Dass »Sandro« italienisch war, hatte er ihr umsonst vorgehalten. Ruth bezog ihr Wissen aus Filmen und der Boulevardpresse. An Intelligenz hatte es ihr immer gemangelt. Warum Christoph sie geheiratet hatte, wusste nur seine Mutter, und deshalb fühlte sich Marieluise Bolkow schuldbewusst.

Dreiundzwanzig Jahre war Christoph gewesen und mit dem Studium noch nicht ganz fertig, als er die fast zehn Jahre ältere Ruth Berensen geheiratet hatte. Ruth hatte sich in Christoph verliebt. Und sie war reich. So reich, um Christophs Vater, einen Bauunternehmer, vor dem Konkurs zu retten.

Das Opfer hatte Christoph nicht seinem Vater, sondern seiner Mutter gebracht. Die Firma wurde gerettet, doch Christophs Vater starb knapp zwei Jahre später.

Dann hatte Christoph versucht, sich aus den Fesseln dieser Ehe zu befreien, aber Ruth hatte seine Mutter auf ihre Seite gebracht, und er wusste mittlerweile, dass Ruth niemals in eine Scheidung einwilligen würde.
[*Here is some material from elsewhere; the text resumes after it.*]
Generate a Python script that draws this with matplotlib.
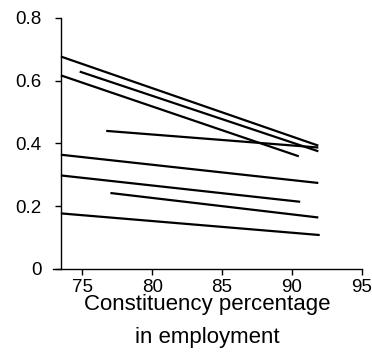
import matplotlib
matplotlib.use("Agg")
import matplotlib.pyplot as plt

plt.rcParams['font.family'] = ['Liberation Sans', 'DejaVu Sans']

# Start and end of each constituency line: employment % (x) and value (y)
x_start = [73.45, 74.8, 73.45, 76.7, 73.45, 73.45, 77.0, 73.45]
y_start = [0.677, 0.629, 0.617, 0.440, 0.364, 0.298, 0.242, 0.177]
x_end = [91.9, 91.9, 90.5, 91.9, 91.9, 90.6, 91.9, 92.0]
y_end = [0.393, 0.375, 0.359, 0.387, 0.274, 0.214, 0.164, 0.108]

x_ticks = [75, 80, 85, 90, 95]
y_ticks = [0, 0.2, 0.4, 0.6, 0.8]
y_ticklabels = ["0", "0.2", "0.4", "0.6", "0.8"]
x_label = "Constituency percentage\nin employment"

fig = plt.figure(figsize=(3.72, 3.52), dpi=100)
ax = fig.add_axes([0.143, 0.236, 0.829, 0.713])

for xs, ys, xe, ye in zip(x_start, y_start, x_end, y_end):
    ax.plot([xs, xe], [ys, ye], color="black", lw=1.6, solid_capstyle="butt")

ax.set_xlim(72.9, 95)
ax.set_ylim(0, 0.8)
ax.spines['left'].set_position(('data', 73.45))
ax.spines['right'].set_visible(False)
ax.spines['top'].set_visible(False)
for s in ('left', 'bottom'):
    ax.spines[s].set_linewidth(1.0)

ax.set_xticks(x_ticks)
ax.set_yticks(y_ticks)
ax.set_yticklabels(y_ticklabels)
ax.tick_params(axis='both', direction='out', length=4, width=1.0,
               labelsize=13.5, pad=3)
ax.tick_params(axis='y', pad=10)
ax.set_xlabel(x_label, fontsize=16, labelpad=-1, linespacing=1.75)

fig.savefig("out.png", dpi=100, facecolor="white")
Sie wollte ein Kind. Mit einem Kind wollte sie ihn für immer an sich fesseln, aber er wusste, dass er auch so, auch ohne Kind, immer in diesen Fesseln verstrickt bleiben würde.
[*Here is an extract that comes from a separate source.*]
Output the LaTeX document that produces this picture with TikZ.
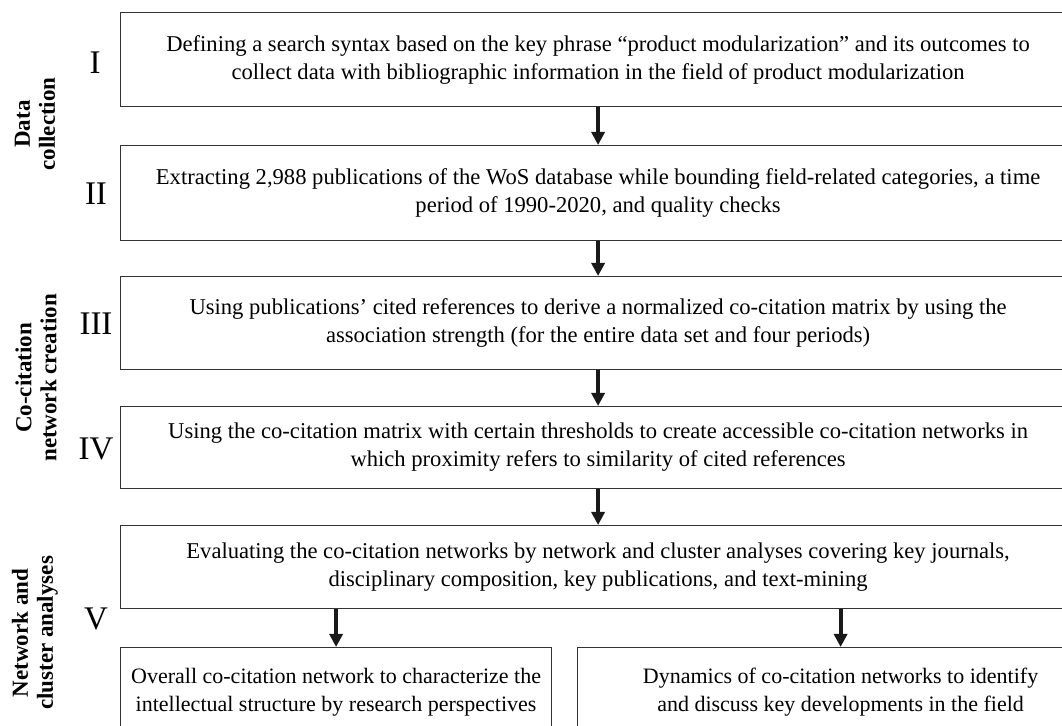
\documentclass[tikz,border=0pt]{standalone}
\usepackage{fontspec}
\setmainfont{Liberation Serif}
\usetikzlibrary{positioning, arrows.meta}

\tikzset{
  stepbox/.style={draw=black!80, line width=0.6pt, inner sep=0pt, anchor=north west,
    font=\fontsize{11.3}{14}\selectfont, align=center},
  subbox/.style={stepbox, font=\fontsize{11}{14}\selectfont, text depth=5pt},
  phase/.style={font=\bfseries\fontsize{11.5}{12.5}\selectfont, align=center, rotate=90},
  numeral/.style={font=\fontsize{16.5}{16}\selectfont},
  flow/.style={-{Triangle[length=6.5pt, width=6.5pt]}, line width=2pt, black!90}
}

\begin{document}
\begin{tikzpicture}[x=0.5pt, y=-0.5pt]
  \clip (0,0) rectangle (1062,726);

  % Phase labels
  \node[phase] (pdata) at (35, 124) {Data\\collection};
  \node[phase] (pnet) at (36, 378) {Co-citation\\network creation};
  \node[phase] (pclu) at (35, 633) {Network and\\cluster analyses};

  % Step numbers
  \node[numeral] (nI) at (95, 63) {I};
  \node[numeral] (nII) at (96, 194) {II};
  \node[numeral] (nIII) at (96, 324) {III};
  \node[numeral] (nIV) at (96, 449) {IV};
  \node[numeral] (nV) at (96, 619) {V};

  % Steps
  \node[stepbox, minimum width=477.5pt, minimum height=47pt] (sI) at (120, 12)
    {Defining a search syntax based on the key phrase ``product modularization'' and its outcomes to\\
     collect data with bibliographic information in the field of product modularization};
  \node[stepbox, minimum width=477.5pt, minimum height=47.5pt] (sII) at (120, 145)
    {Extracting 2,988 publications of the WoS database while bounding field-related categories, a time\\
     period of 1990-2020, and quality checks};
  \node[stepbox, minimum width=477.5pt, minimum height=46.5pt] (sIII) at (120, 276)
    {Using publications' cited references to derive a normalized co-citation matrix by using the\\
     association strength (for the entire data set and four periods)};
  \node[stepbox, minimum width=477.5pt, minimum height=41pt] (sIV) at (120, 406)
    {Using the co-citation matrix with certain thresholds to create accessible co-citation networks in\\
     which proximity refers to similarity of cited references};
  \node[stepbox, minimum width=477.5pt, minimum height=41.5pt] (sV) at (120, 525)
    {Evaluating the co-citation networks by network and cluster analyses covering key journals,\\
     disciplinary composition, key publications, and text-mining};
  \node[subbox, minimum width=215.5pt, minimum height=47pt] (sVa) at (120, 647)
    {Overall co-citation network to characterize the\\
     intellectual structure by research perspectives};
  \node[subbox, minimum width=263pt, minimum height=47pt] (sVb) at (577, 647)
    {Dynamics of co-citation networks to identify\\
     and discuss key developments in the field};

  % Flow
  \draw[flow] (sI.south) -- (sII.north);
  \draw[flow] (sII.south) -- (sIII.north);
  \draw[flow] (sIII.south) -- (sIV.north);
  \draw[flow] (sIV.south) -- (sV.north);
  \draw[flow] (sV.south -| sVa.north) -- (sVa.north);
  \draw[flow] (sV.south -| sVb.north) -- (sVb.north);
\end{tikzpicture}
\end{document}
Endlich hatte sie dann das ersehnte Kind bekommen. Schon während der Schwangerschaft hatte sie sich verändert. So sehr, dass er liebenswerte Seiten an ihr entdeckt hatte.

Er war erfolgreich in seinem Beruf. Er war selten zu Hause. Seine Mutter war zu ihnen gezogen.

Alles schien Ruth recht zu sein. Sie konzentrierte sich nur auf das Kind. In der Abgeschiedenheit eines ländlichen Entbindungsheimes wollte sie es zur Welt bringen. Irgendwie war sie rührend während dieser Zeit.

»Ich will erst wissen, dass es ein gesundes Kind ist, Christoph«, hatte sie gesagt. »Ich würde dich niemals mit einem kranken Kind belasten. Wenn ich nicht fähig bin, ein gesundes Kind zur Welt zu bringen, werde ich mich von dir trennen.«

Dann hatte sie ein gesundes Kind heimgebracht. Aber seit dieser Zeit begann sich ihr Zustand zu verschlimmern. Kränklich war sie schon immer gewesen, labil, wie es die Ärzte nannten. Und immerhin war sie schon fast achtunddreißig gewesen, als Sandro geboren wurde.